* TASK TO CARRY OUT
Everything in the listing except the pictures should be written out exactly.

* DATA SHOWN
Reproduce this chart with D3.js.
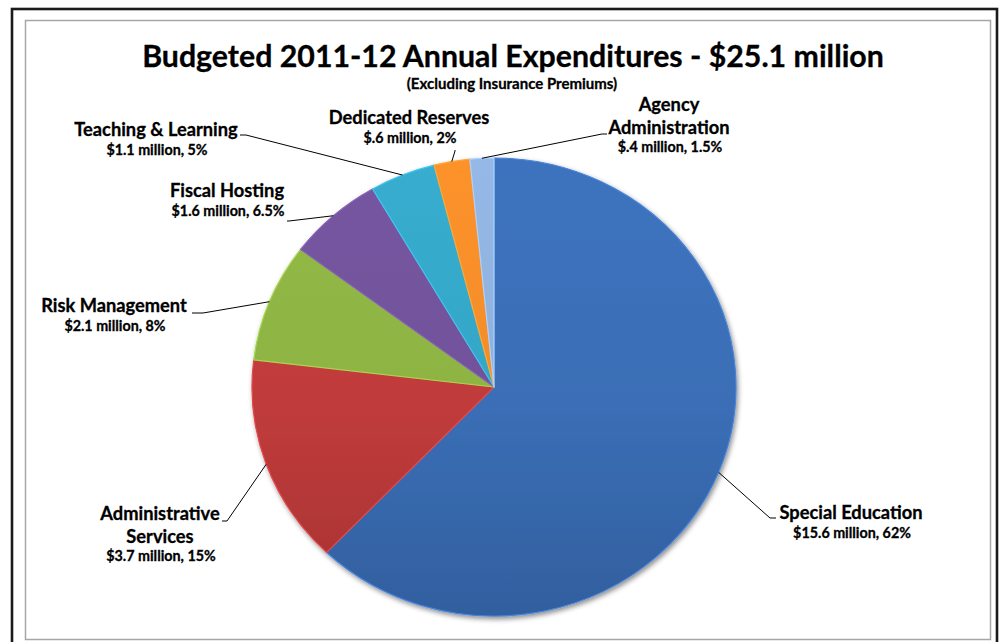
<!DOCTYPE html>
<html>
<head>
<meta charset="utf-8">
<script src="https://cdn.jsdelivr.net/npm/d3@7"></script>
<style>
  html, body { margin: 0; padding: 0; background: #fff; }
  #chart { width: 1004px; height: 642px; }
  text { font-family: Lato, "Open Sans", sans-serif; font-weight: bold; fill: #000; stroke: #000; stroke-width: 0.3px; }
</style>
</head>
<body>
<div id="chart"></div>
<script>
// data
const categories = ['Special Education', 'Administrative Services', 'Risk Management', 'Fiscal Hosting',
                    'Teaching & Learning', 'Dedicated Reserves', 'Agency Administration'];
const amounts = [15.6, 3.7, 2.1, 1.6, 1.1, 0.6, 0.4];   // $ million
const nameLines = [['Special Education'], ['Administrative', 'Services'], ['Risk Management'], ['Fiscal Hosting'],
                   ['Teaching & Learning'], ['Dedicated Reserves'], ['Agency', 'Administration']];
const valueLabels = ['$15.6 million, 62%', '$3.7 million, 15%', '$2.1 million, 8%', '$1.6 million, 6.5%',
                     '$1.1 million, 5%', '$.6 million, 2%', '$.4 million, 1.5%'];
const colors = ['#3a6eb6', '#c03b3b', '#8db343', '#71529a', '#35a6c6', '#f28c2a', '#8fb0dc'];
const title = 'Budgeted 2011-12 Annual Expenditures - $25.1 million';
const subtitle = '(Excluding Insurance Premiums)';

// label placement (center x, first baseline) and leader line start/elbow
const labelPos = [
  {x: 851, y: 519, start: [776, 518], elbow: [770, 518]},
  {x: 160, y: 520, start: [222, 521], elbow: [227, 521]},
  {x: 114, y: 312, start: [192, 313], elbow: [203, 313]},
  {x: 227, y: 197, start: [287, 221], elbow: [289, 221]},
  {x: 156, y: 136, start: [240, 135], elbow: [246, 135]},
  {x: 409, y: 124, start: [455, 150], elbow: [455, 151]},
  {x: 669, y: 111, start: [607, 134], elbow: [602, 134]}
];

const width_svg = 1004, height_svg = 642;
const cx = 494, cy = 387, rx = 242, ry = 229;

let svg = d3.select('#chart')
            .append('svg')
            .attr('width', width_svg)
            .attr('height', height_svg);

let defs = svg.append('defs');

// soft shadow under the pie
let shadow = defs.append('filter')
                 .attr('id', 'pieShadow')
                 .attr('x', '-10%').attr('y', '-10%')
                 .attr('width', '120%').attr('height', '125%');
shadow.append('feDropShadow')
      .attr('dx', 1.5).attr('dy', 2.5)
      .attr('stdDeviation', 2.5)
      .attr('flood-color', '#000')
      .attr('flood-opacity', 0.45);

// top-to-bottom shading for every slice
colors.forEach((c, i) => {
  let g = defs.append('linearGradient')
              .attr('id', 'grad' + i)
              .attr('gradientUnits', 'userSpaceOnUse')
              .attr('x1', 0).attr('y1', -ry)
              .attr('x2', 0).attr('y2', ry);
  g.append('stop').attr('offset', 0).attr('stop-color', d3.color(c).brighter(0.12));
  g.append('stop').attr('offset', 0.55).attr('stop-color', c);
  g.append('stop').attr('offset', 1).attr('stop-color', d3.color(c).darker(0.4));
});

// frames
svg.append('rect')
   .attr('x', 12).attr('y', 9)
   .attr('width', 985).attr('height', 640)
   .attr('fill', '#fff')
   .attr('stroke', '#1a1a1a')
   .attr('stroke-width', 2.6);
svg.append('rect')
   .attr('x', 25.5).attr('y', 20.5)
   .attr('width', 965).attr('height', 619)
   .attr('fill', '#fff')
   .attr('stroke', '#a6a6a6')
   .attr('stroke-width', 1.5);

// titles
svg.append('text')
   .attr('x', 513).attr('y', 67)
   .attr('text-anchor', 'middle')
   .style('font-size', '30.3px')
   .text(title);
svg.append('text')
   .attr('x', 512).attr('y', 89)
   .attr('text-anchor', 'middle')
   .style('font-size', '15px')
   .text(subtitle);

// pie
let data = categories.map((name, i) => ({name: name, value: amounts[i], idx: i}));
let pie = d3.pie().sort(null).value(d => d.value);
let arcs = pie(data);
let arc = d3.arc().innerRadius(0).outerRadius(ry);

let g_pie = svg.append('g')
               .attr('id', 'g_pie')
               .attr('transform', `translate(${cx}, ${cy}) scale(${rx / ry}, 1)`)
               .attr('filter', 'url(#pieShadow)');

g_pie.selectAll('path')
     .data(arcs)
     .enter().append('path')
             .attr('d', arc)
             .attr('fill', d => `url(#grad${d.data.idx})`)
             .attr('stroke', d => d3.color(colors[d.data.idx]).brighter(0.5))
             .attr('stroke-width', 1.2)
             .attr('stroke-linejoin', 'round')
             .attr('vector-effect', 'non-scaling-stroke');

// edge point of each slice at its middle angle (in page coords)
function edgePoint(d){
  let a = (d.startAngle + d.endAngle) / 2;
  return [cx + rx * Math.sin(a), cy - ry * Math.cos(a)];
}

// leader lines
let line = d3.line();
svg.append('g')
   .attr('id', 'g_leaders')
   .attr('fill', 'none')
   .attr('stroke', '#000')
   .attr('stroke-width', 1)
 .selectAll('path')
 .data(arcs)
 .enter().append('path')
         .attr('d', d => {
           let p = labelPos[d.data.idx];
           return line([p.start, p.elbow, edgePoint(d)]);
         });

// labels
let g_labels = svg.append('g').attr('id', 'g_labels');
arcs.forEach(d => {
  let i = d.data.idx, p = labelPos[i];
  let t = g_labels.append('text')
                  .attr('text-anchor', 'middle');
  nameLines[i].forEach((s, k) => {
    t.append('tspan')
     .attr('x', p.x)
     .attr('y', p.y + k * 22.5)
     .style('font-size', '18.3px')
     .text(s);
  });
  t.append('tspan')
   .attr('x', p.x + 1)
   .attr('y', p.y + (nameLines[i].length - 1) * 22.5 + 18.5)
   .style('font-size', '14.3px')
   .text(valueLabels[i]);
});
</script>
</body>
</html>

* SOLVED EXERCISE
Reproduce this chart with D3.js.
<!DOCTYPE html>
<html>
<head>
<meta charset="utf-8">
<script src="https://cdn.jsdelivr.net/npm/d3@7"></script>
<style>
  html, body { margin: 0; padding: 0; background: #fff; }
  #chart { width: 1004px; height: 642px; }
  text { font-family: Lato, "Open Sans", sans-serif; font-weight: bold; fill: #000; stroke: #000; stroke-width: 0.3px; }
</style>
</head>
<body>
<div id="chart"></div>
<script>
// data
const categories = ['Special Education', 'Administrative Services', 'Risk Management', 'Fiscal Hosting',
                    'Teaching & Learning', 'Dedicated Reserves', 'Agency Administration'];
const amounts = [15.6, 3.7, 2.1, 1.6, 1.1, 0.6, 0.4];   // $ million
const nameLines = [['Special Education'], ['Administrative', 'Services'], ['Risk Management'], ['Fiscal Hosting'],
                   ['Teaching & Learning'], ['Dedicated Reserves'], ['Agency', 'Administration']];
const valueLabels = ['$15.6 million, 62%', '$3.7 million, 15%', '$2.1 million, 8%', '$1.6 million, 6.5%',
                     '$1.1 million, 5%', '$.6 million, 2%', '$.4 million, 1.5%'];
const colors = ['#3a6eb6', '#c03b3b', '#8db343', '#71529a', '#35a6c6', '#f28c2a', '#8fb0dc'];
const title = 'Budgeted 2011-12 Annual Expenditures - $25.1 million';
const subtitle = '(Excluding Insurance Premiums)';

// label placement (center x, first baseline) and leader line start/elbow
const labelPos = [
  {x: 851, y: 519, start: [776, 518], elbow: [770, 518]},
  {x: 160, y: 520, start: [222, 521], elbow: [227, 521]},
  {x: 114, y: 312, start: [192, 313], elbow: [203, 313]},
  {x: 227, y: 197, start: [287, 221], elbow: [289, 221]},
  {x: 156, y: 136, start: [240, 135], elbow: [246, 135]},
  {x: 409, y: 124, start: [455, 150], elbow: [455, 151]},
  {x: 669, y: 111, start: [607, 134], elbow: [602, 134]}
];

const width_svg = 1004, height_svg = 642;
const cx = 494, cy = 387, rx = 242, ry = 229;

let svg = d3.select('#chart')
            .append('svg')
            .attr('width', width_svg)
            .attr('height', height_svg);

let defs = svg.append('defs');

// soft shadow under the pie
let shadow = defs.append('filter')
                 .attr('id', 'pieShadow')
                 .attr('x', '-10%').attr('y', '-10%')
                 .attr('width', '120%').attr('height', '125%');
shadow.append('feDropShadow')
      .attr('dx', 1.5).attr('dy', 2.5)
      .attr('stdDeviation', 2.5)
      .attr('flood-color', '#000')
      .attr('flood-opacity', 0.45);

// top-to-bottom shading for every slice
colors.forEach((c, i) => {
  let g = defs.append('linearGradient')
              .attr('id', 'grad' + i)
              .attr('gradientUnits', 'userSpaceOnUse')
              .attr('x1', 0).attr('y1', -ry)
              .attr('x2', 0).attr('y2', ry);
  g.append('stop').attr('offset', 0).attr('stop-color', d3.color(c).brighter(0.12));
  g.append('stop').attr('offset', 0.55).attr('stop-color', c);
  g.append('stop').attr('offset', 1).attr('stop-color', d3.color(c).darker(0.4));
});

// frames
svg.append('rect')
   .attr('x', 12).attr('y', 9)
   .attr('width', 985).attr('height', 640)
   .attr('fill', '#fff')
   .attr('stroke', '#1a1a1a')
   .attr('stroke-width', 2.6);
svg.append('rect')
   .attr('x', 25.5).attr('y', 20.5)
   .attr('width', 965).attr('height', 619)
   .attr('fill', '#fff')
   .attr('stroke', '#a6a6a6')
   .attr('stroke-width', 1.5);

// titles
svg.append('text')
   .attr('x', 513).attr('y', 67)
   .attr('text-anchor', 'middle')
   .style('font-size', '30.3px')
   .text(title);
svg.append('text')
   .attr('x', 512).attr('y', 89)
   .attr('text-anchor', 'middle')
   .style('font-size', '15px')
   .text(subtitle);

// pie
let data = categories.map((name, i) => ({name: name, value: amounts[i], idx: i}));
let pie = d3.pie().sort(null).value(d => d.value);
let arcs = pie(data);
let arc = d3.arc().innerRadius(0).outerRadius(ry);

let g_pie = svg.append('g')
               .attr('id', 'g_pie')
               .attr('transform', `translate(${cx}, ${cy}) scale(${rx / ry}, 1)`)
               .attr('filter', 'url(#pieShadow)');

g_pie.selectAll('path')
     .data(arcs)
     .enter().append('path')
             .attr('d', arc)
             .attr('fill', d => `url(#grad${d.data.idx})`)
             .attr('stroke', d => d3.color(colors[d.data.idx]).brighter(0.5))
             .attr('stroke-width', 1.2)
             .attr('stroke-linejoin', 'round')
             .attr('vector-effect', 'non-scaling-stroke');

// edge point of each slice at its middle angle (in page coords)
function edgePoint(d){
  let a = (d.startAngle + d.endAngle) / 2;
  return [cx + rx * Math.sin(a), cy - ry * Math.cos(a)];
}

// leader lines
let line = d3.line();
svg.append('g')
   .attr('id', 'g_leaders')
   .attr('fill', 'none')
   .attr('stroke', '#000')
   .attr('stroke-width', 1)
 .selectAll('path')
 .data(arcs)
 .enter().append('path')
         .attr('d', d => {
           let p = labelPos[d.data.idx];
           return line([p.start, p.elbow, edgePoint(d)]);
         });

// labels
let g_labels = svg.append('g').attr('id', 'g_labels');
arcs.forEach(d => {
  let i = d.data.idx, p = labelPos[i];
  let t = g_labels.append('text')
                  .attr('text-anchor', 'middle');
  nameLines[i].forEach((s, k) => {
    t.append('tspan')
     .attr('x', p.x)
     .attr('y', p.y + k * 22.5)
     .style('font-size', '18.3px')
     .text(s);
  });
  t.append('tspan')
   .attr('x', p.x + 1)
   .attr('y', p.y + (nameLines[i].length - 1) * 22.5 + 18.5)
   .style('font-size', '14.3px')
   .text(valueLabels[i]);
});
</script>
</body>
</html>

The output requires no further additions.